Set up an HCatalog database - 7.0

Big Data Job Examples

author
Talend Documentation Team
EnrichVersion
7.0
EnrichProdName
Talend Big Data
Talend Big Data Platform
Talend Data Fabric
Talend Open Studio for Big Data
Talend Real-Time Big Data Platform
task
Design and Development > Designing Jobs
Design and Development > Designing Jobs > Hadoop distributions
Design and Development > Designing Jobs > Job Frameworks > Standard
EnrichPlatform
Talend Studio

Procedure

  1. Double-click the tHDFSDelete component, which is labelled HDFS_ClearResults in this example, to open its Basic settings view on the Component tab.
  2. Click the Property Type list box and select Repository, and then click the [...] button to open the [Repository Content] dialog box to use a centralized HDFS connection.
  3. Select the HDFS connection defined for connecting to the HDFS system and click OK.

    All the connection details are automatically filled in the respective fields.
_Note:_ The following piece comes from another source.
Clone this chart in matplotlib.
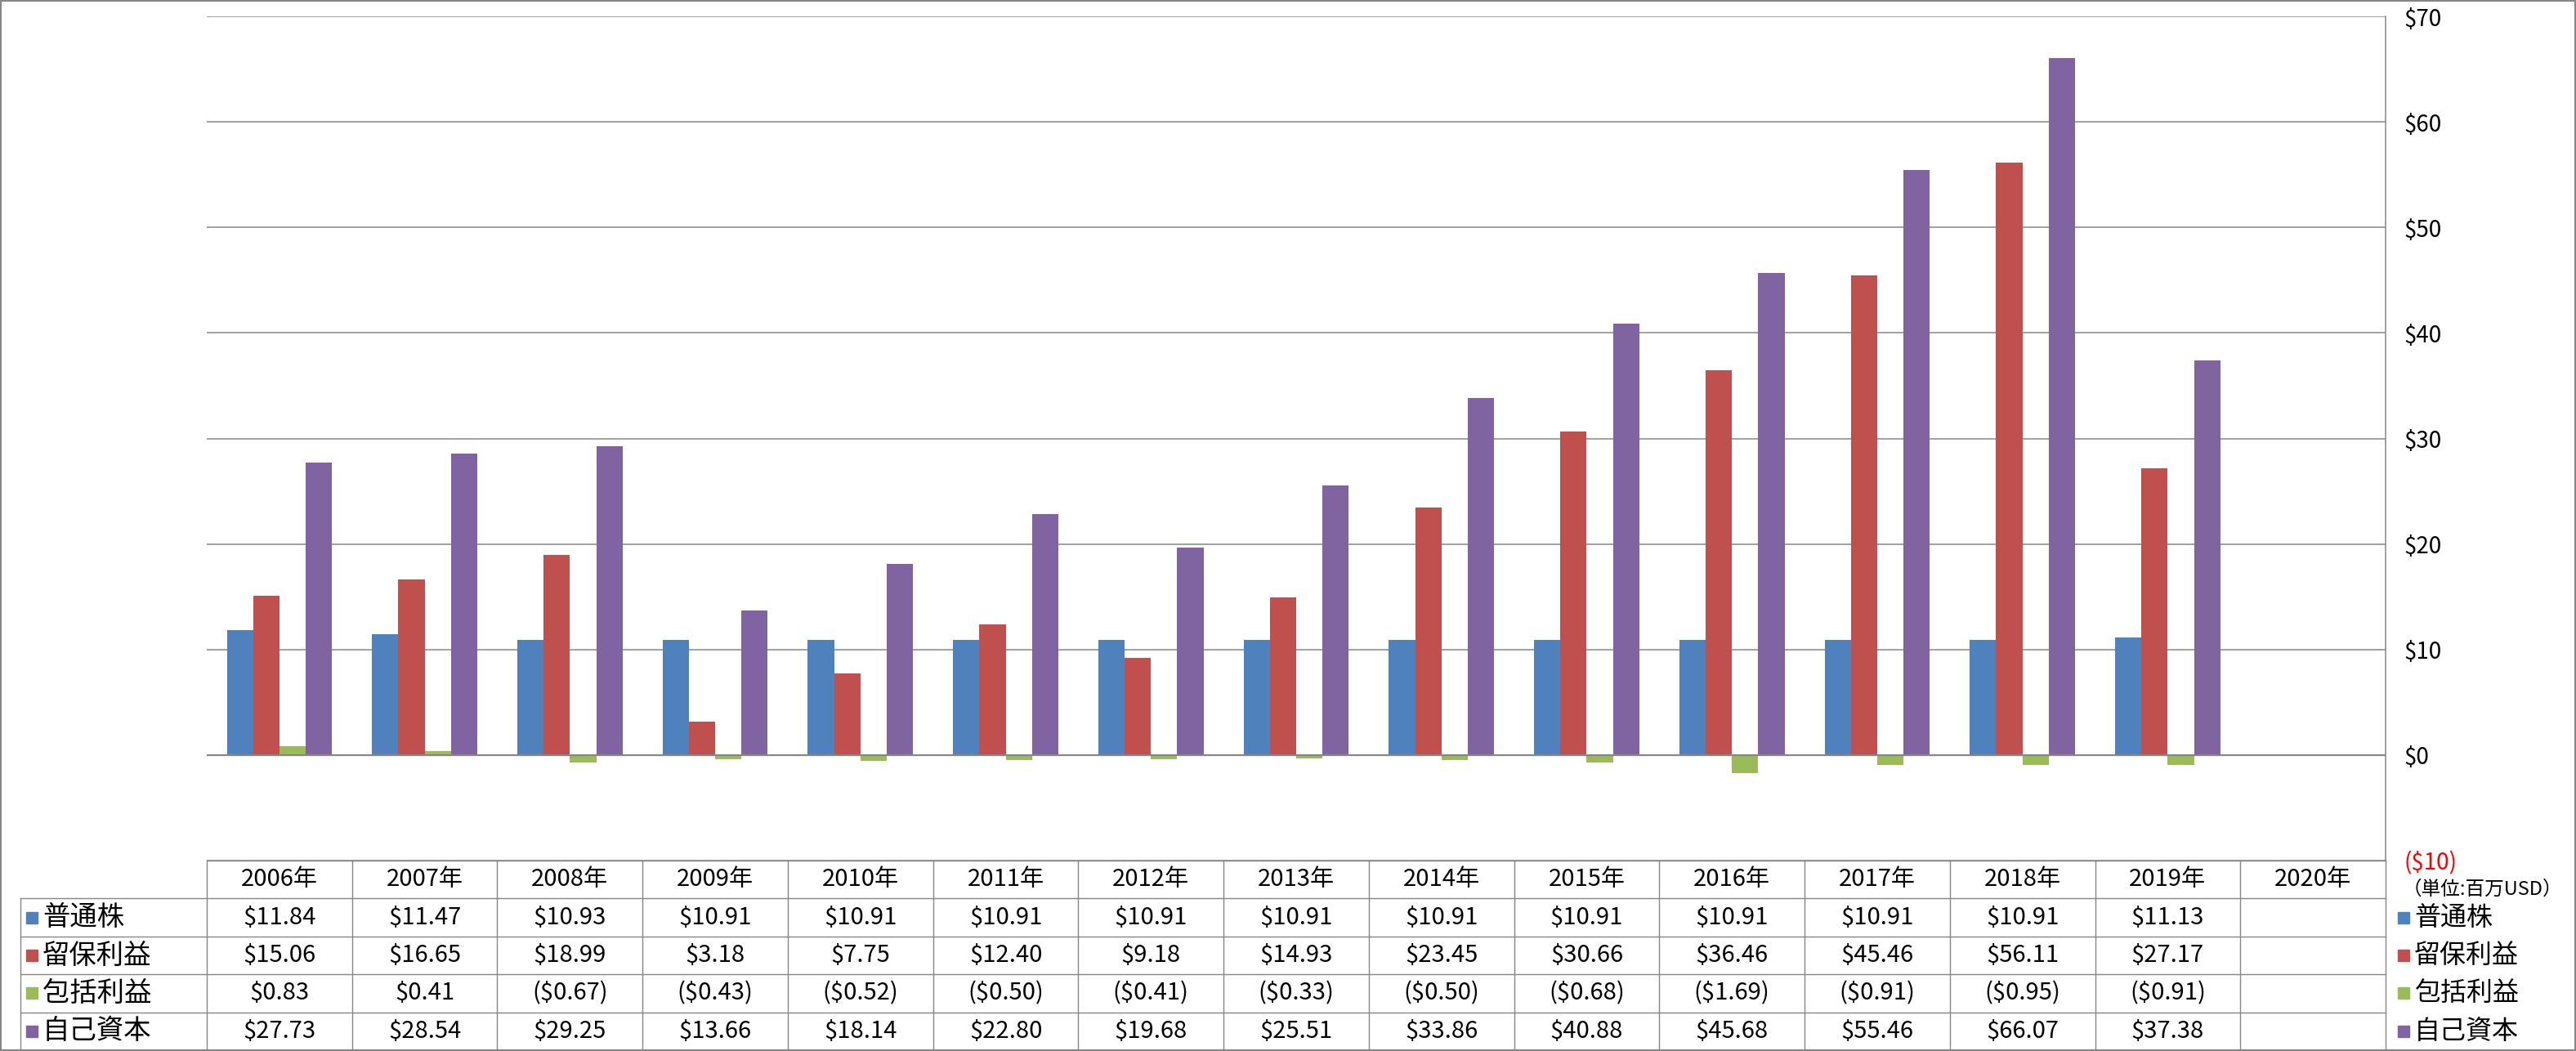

  4. In the File or Directory Path field, specify the directory where the access log file will be stored on the HDFS, /user/hdp/weblog in this example.
  5. Double-click the first tHCatalogOperation component, which is labelled HCatalog_Create_DB in this example, to open its Basic settings view on the Component tab.
  6. Click the Property Type list box and select Repository, and then click the [...] button to open the [Repository Content] dialog box to use a centralized HCatalog connection.
  7. Select the HCatalog connection defined for connecting to the HCatalog database and click OK. All the connection details are automatically filled in the respective fields.
  8. From the Operation on list, select Database; from the Operation list, select Drop if exist and create.
  9. In the Option list of the Drop configuration area, select Cascade.
  10. In the Database location field, enter the location for the database file is to be created in HDFS, /user/hdp/weblog/weblogdb in this example.